Я наблюдал эту сицилийскую сторону Синатры прошлым летом в нью-йоркском «Салуне Джилли», на Западной 52-й улице Манхэттена (единственный раз до этой калифорнийской ночи, когда я близко к нему подобрался); Синатра там выпивает, когда бывает в Нью-Йорке, и для него в зале за баром у стены стоит специально приготовленный стул, на который никто не имеет права садиться. Когда он сидит за длинным столом в окружении ближайших нью-йоркских друзей (в их число входят хозяин «Салуна» Джилли Риццо и его жена с лазурными волосами, Хани по прозвищу Синяя Жидовка), возле ресторана разворачивается престранный ритуал. Тем вечером десятки людей – кто-то из случайных друзей Синатры, кто-то просто знакомый, другие вообще ему никто – столпились перед входом в «Салун Джилли» благоговейно, как перед мавзолеем. Люди из Нью-Йорка, Бруклина, Атлантик-Сити, Хобокена. Старые и молодые актеры, бывшие боксеры-профессионалы, усталые трубачи, политики, мальчик с тросточкой. Там была толстая дама, уверявшая, что помнит Синатру, когда он в 33-м бросал ей на крыльцо газету Jersey Observer. Были супружеские пары среднего возраста, якобы слышавшие, как Синатра пел в «Rustic Cabin» в 38-м («Мы знали, что он далеко пойдет!») Или они слышали, как он выступал с биг-бендом Гарри Джеймса в 39-м, или с Томми Дорси в 41-м («Да, та самая песня “I’ll Never Smile Again[4]

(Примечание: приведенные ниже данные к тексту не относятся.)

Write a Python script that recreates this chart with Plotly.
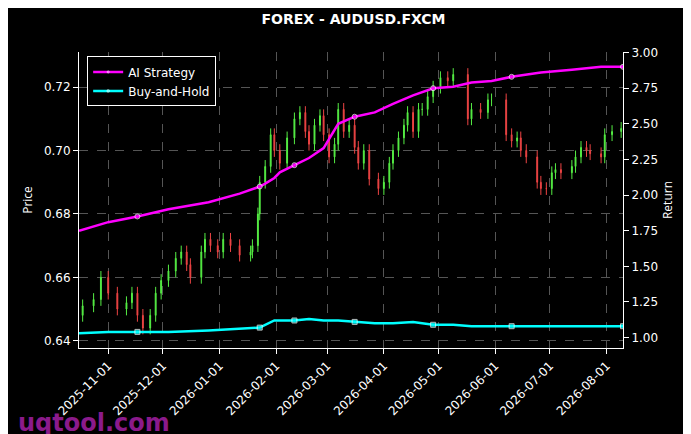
import plotly.graph_objects as go

# daily closes (gaps are days with no bars)
price_dates = ['2025-10-18', '2025-10-24', '2025-10-28', '2025-11-01', '2025-11-06', '2025-11-11',
               '2025-11-14', '2025-11-17', '2025-11-20', '2025-11-24', '2025-11-27', '2025-11-30',
               '2025-12-04', '2025-12-08', '2025-12-11', '2025-12-14', '2025-12-16', '2025-12-22',
               '2025-12-24', '2025-12-27', '2025-12-31', '2026-01-03', '2026-01-07', '2026-01-12',
               '2026-01-18', '2026-01-19', '2026-01-22', '2026-01-23', '2026-01-26', '2026-01-29',
               '2026-01-31', '2026-02-03', '2026-02-07', '2026-02-11', '2026-02-14', '2026-02-17',
               '2026-02-19', '2026-02-22', '2026-02-25', '2026-02-27', '2026-03-02', '2026-03-05',
               '2026-03-07', '2026-03-10', '2026-03-13', '2026-03-16', '2026-03-18', '2026-03-21',
               '2026-03-24', '2026-03-29', '2026-04-01', '2026-04-04', '2026-04-06', '2026-04-09',
               '2026-04-12', '2026-04-14', '2026-04-17', '2026-04-20', '2026-04-22', '2026-04-25',
               '2026-04-28', '2026-05-02', '2026-05-06', '2026-05-09', '2026-05-17', '2026-05-19',
               '2026-05-24', '2026-05-28', '2026-05-30', '2026-06-07', '2026-06-10', '2026-06-13',
               '2026-06-15', '2026-06-18', '2026-06-24', '2026-06-26', '2026-06-29', '2026-07-02',
               '2026-07-04', '2026-07-07', '2026-07-13', '2026-07-15', '2026-07-18', '2026-07-21',
               '2026-07-23', '2026-07-29', '2026-07-31', '2026-08-04', '2026-08-09']
price_close = [0.651, 0.653, 0.660, 0.655, 0.650, 0.652,
               0.655, 0.648, 0.644, 0.648, 0.655, 0.659,
               0.662, 0.666, 0.668, 0.664, 0.660, 0.668,
               0.672, 0.670, 0.668, 0.672, 0.670, 0.667,
               0.668, 0.670, 0.680, 0.690, 0.695, 0.705,
               0.700, 0.696, 0.704, 0.710, 0.712, 0.706,
               0.702, 0.708, 0.711, 0.705, 0.698, 0.702,
               0.713, 0.706, 0.708, 0.701, 0.696, 0.700,
               0.691, 0.688, 0.690, 0.696, 0.700, 0.704,
               0.708, 0.712, 0.706, 0.713, 0.713, 0.717,
               0.720, 0.723, 0.722, 0.724, 0.710, 0.713,
               0.712, 0.716, 0.716, 0.705, 0.703, 0.704,
               0.700, 0.698, 0.690, 0.688, 0.688, 0.693,
               0.694, 0.693, 0.695, 0.698, 0.701, 0.700,
               0.699, 0.698, 0.705, 0.706, 0.707]
price_open = [0.648] + price_close[:-1]

line_dates = ['2025-10-16', '2025-11-01', '2025-11-17', '2025-12-04', '2025-12-26', '2026-01-12',
              '2026-01-23', '2026-01-26', '2026-01-31', '2026-02-03', '2026-02-11', '2026-02-19',
              '2026-02-27', '2026-03-07', '2026-03-16', '2026-03-27', '2026-04-06', '2026-04-17',
              '2026-04-28', '2026-05-09', '2026-05-19', '2026-05-30', '2026-06-10', '2026-06-26',
              '2026-07-13', '2026-07-29', '2026-08-10']
ai_strategy = [1.75, 1.81, 1.85, 1.90, 1.95, 2.01,
               2.06, 2.08, 2.12, 2.16, 2.21, 2.26,
               2.33, 2.50, 2.55, 2.58, 2.64, 2.70,
               2.75, 2.76, 2.79, 2.80, 2.83, 2.86,
               2.88, 2.90, 2.90]
buy_hold = [1.03, 1.04, 1.04, 1.04, 1.05, 1.06,
            1.07, 1.09, 1.12, 1.12, 1.12, 1.13,
            1.12, 1.12, 1.11, 1.10, 1.10, 1.11,
            1.09, 1.09, 1.08, 1.08, 1.08, 1.08,
            1.08, 1.08, 1.08]

highs = [max(o, c) + 0.002 for o, c in zip(price_open, price_close)]
lows = [min(o, c) - 0.002 for o, c in zip(price_open, price_close)]

marker_sizes = [5 if i % 4 == 2 else 0 for i in range(len(line_dates))]

fig = go.Figure()
fig.add_trace(go.Candlestick(x=price_dates, open=price_open, high=highs, low=lows, close=price_close,
                             increasing=dict(line=dict(color='#55ee44', width=1), fillcolor='#55ee44'),
                             decreasing=dict(line=dict(color='#ee4444', width=1), fillcolor='#ee4444'),
                             showlegend=False, whiskerwidth=0))
fig.add_trace(go.Scatter(x=line_dates, y=ai_strategy, name='AI Strategy', yaxis='y2',
                         mode='lines+markers', line=dict(color='#ff00ff', width=2.5),
                         marker=dict(size=marker_sizes, symbol='circle')))
fig.add_trace(go.Scatter(x=line_dates, y=buy_hold, name='Buy-and-Hold', yaxis='y2',
                         mode='lines+markers', line=dict(color='#00ffff', width=2.5),
                         marker=dict(size=marker_sizes, symbol='square')))

axis_font = dict(color='white', size=12, family='DejaVu Sans')
grid = dict(showgrid=True, gridcolor='#555555', griddash='dash', gridwidth=0.5, zeroline=False,
            tickfont=axis_font, ticks='outside', tickcolor='white', linecolor='white', mirror=False)

fig.update_layout(
    width=691, height=434,
    paper_bgcolor='black', plot_bgcolor='black',
    margin=dict(l=71, r=76, t=44, b=94),
    title=dict(text='<b>FOREX - AUDUSD.FXCM</b>', x=0.5, y=0.985, xanchor='center', yanchor='top',
               font=dict(color='white', size=14, family='DejaVu Sans')),
    xaxis=dict(**grid, range=['2025-10-16', '2026-08-10'], rangeslider=dict(visible=False),
               tickformat='%Y-%m-%d', dtick='M1', tick0='2025-11-01', tickangle=-45,
               showline=True),
    yaxis=dict(**grid, range=[0.6377, 0.7311], dtick=0.02, tickformat='.2f', showline=True,
               title=dict(text='Price', font=dict(color='white', size=12), standoff=8)),
    yaxis2=dict(tickfont=axis_font, overlaying='y', side='right', range=[0.927, 3.004],
                dtick=0.25, tickformat='.2f', showgrid=False, zeroline=False, ticks='outside',
                tickcolor='white', showline=True, linecolor='white',
                title=dict(text='Return', font=dict(color='white', size=12), standoff=6)),
    legend=dict(x=0.015, y=0.985, xanchor='left', yanchor='top', bgcolor='black',
                bordercolor='white', borderwidth=1, font=dict(color='white', size=12, family='DejaVu Sans')),
    annotations=[dict(text='<b>uqtool.com</b>', xref='paper', yref='paper', x=-0.115, y=-0.2,
                      xanchor='left', yanchor='top', showarrow=False,
                      font=dict(color='#8b1a8b', size=24, family='DejaVu Sans'))],
)

fig.write_html("out.html")
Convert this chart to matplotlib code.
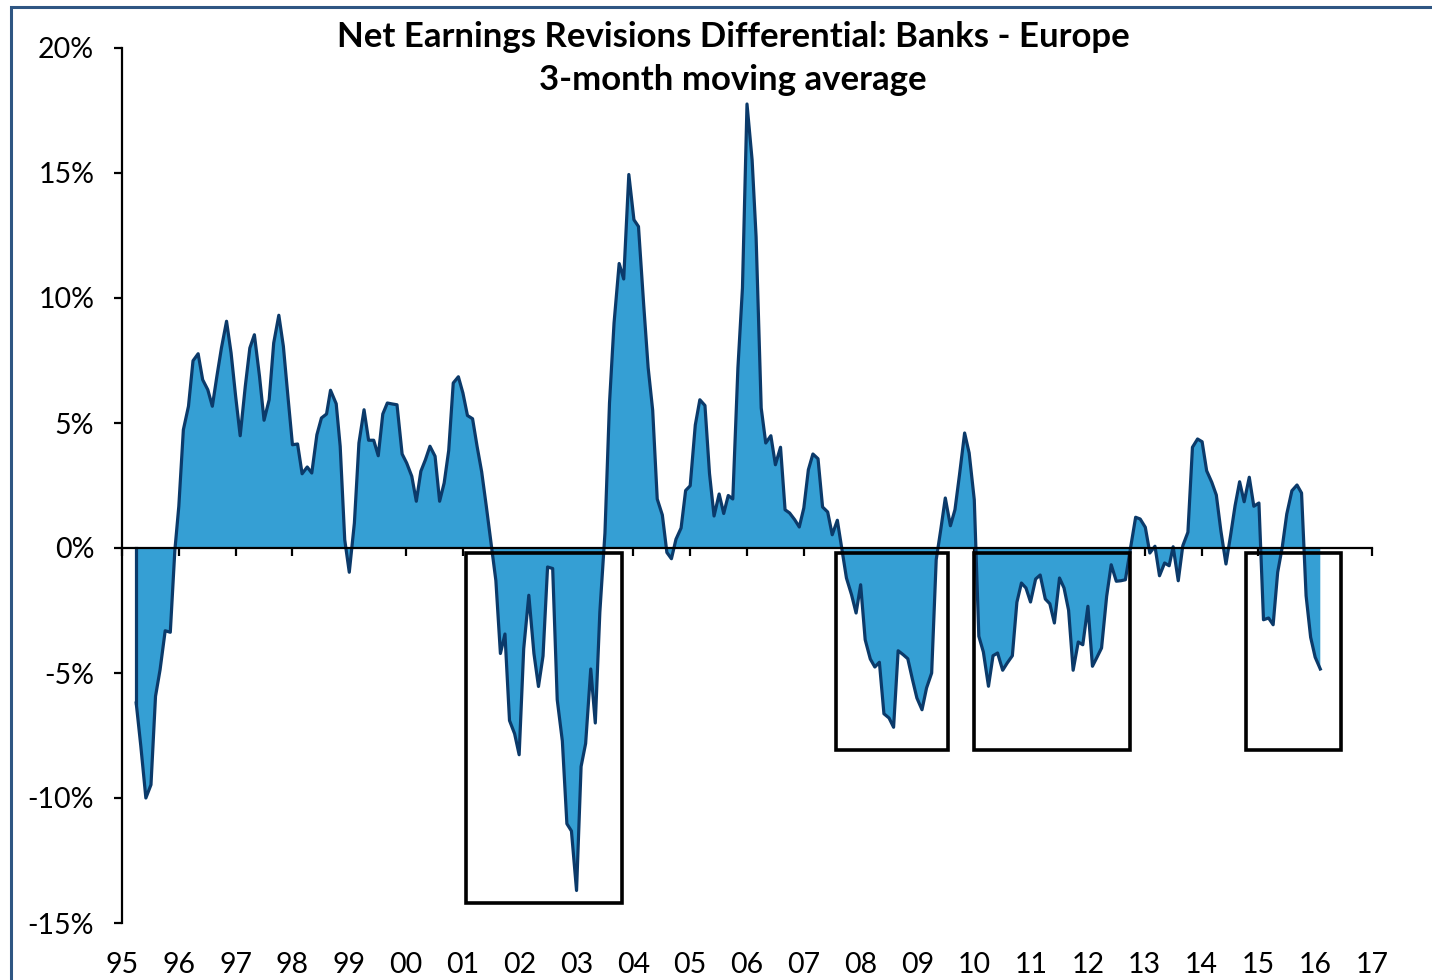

”, он пел ее ночью на свалке близ Ньюарка, а мы танцевали»). Кто-то вспоминал его выступления в галстуке-бабочке с девчонками в кинотеатре «Paramount», а еще «The Voice», его дебютный альбом; одна женщина припомнила, как мерзкий восемнадцатилетний сорванец Александр Дорогокупец кинул в Синатру помидором, за что стоявшие на балконе девицы чуть не убили его. Что потом сталось с беднягой Александром? Дама не знала.Они вспоминали и его провал, когда он пел всякую пошлятину вроде «Mairzy Doats»; вспоминали возрождение… много еще чего вспомнили эти люди, стоя в тот вечер у «Салуна Джилли», куда их не пустили. Кто-то ушел, но большинство осталось в надежде на то, что вскоре пробьются или просочатся к Джилли меж локтей и задов толпы, осаждающей бар, и увидят за столом его. Больше им ничего не было нужно – только увидеть. И несколько мгновений они молча глазели и глазели сквозь сигарный дым. Потом развернулись, протолкались наружу, разошлись по домам.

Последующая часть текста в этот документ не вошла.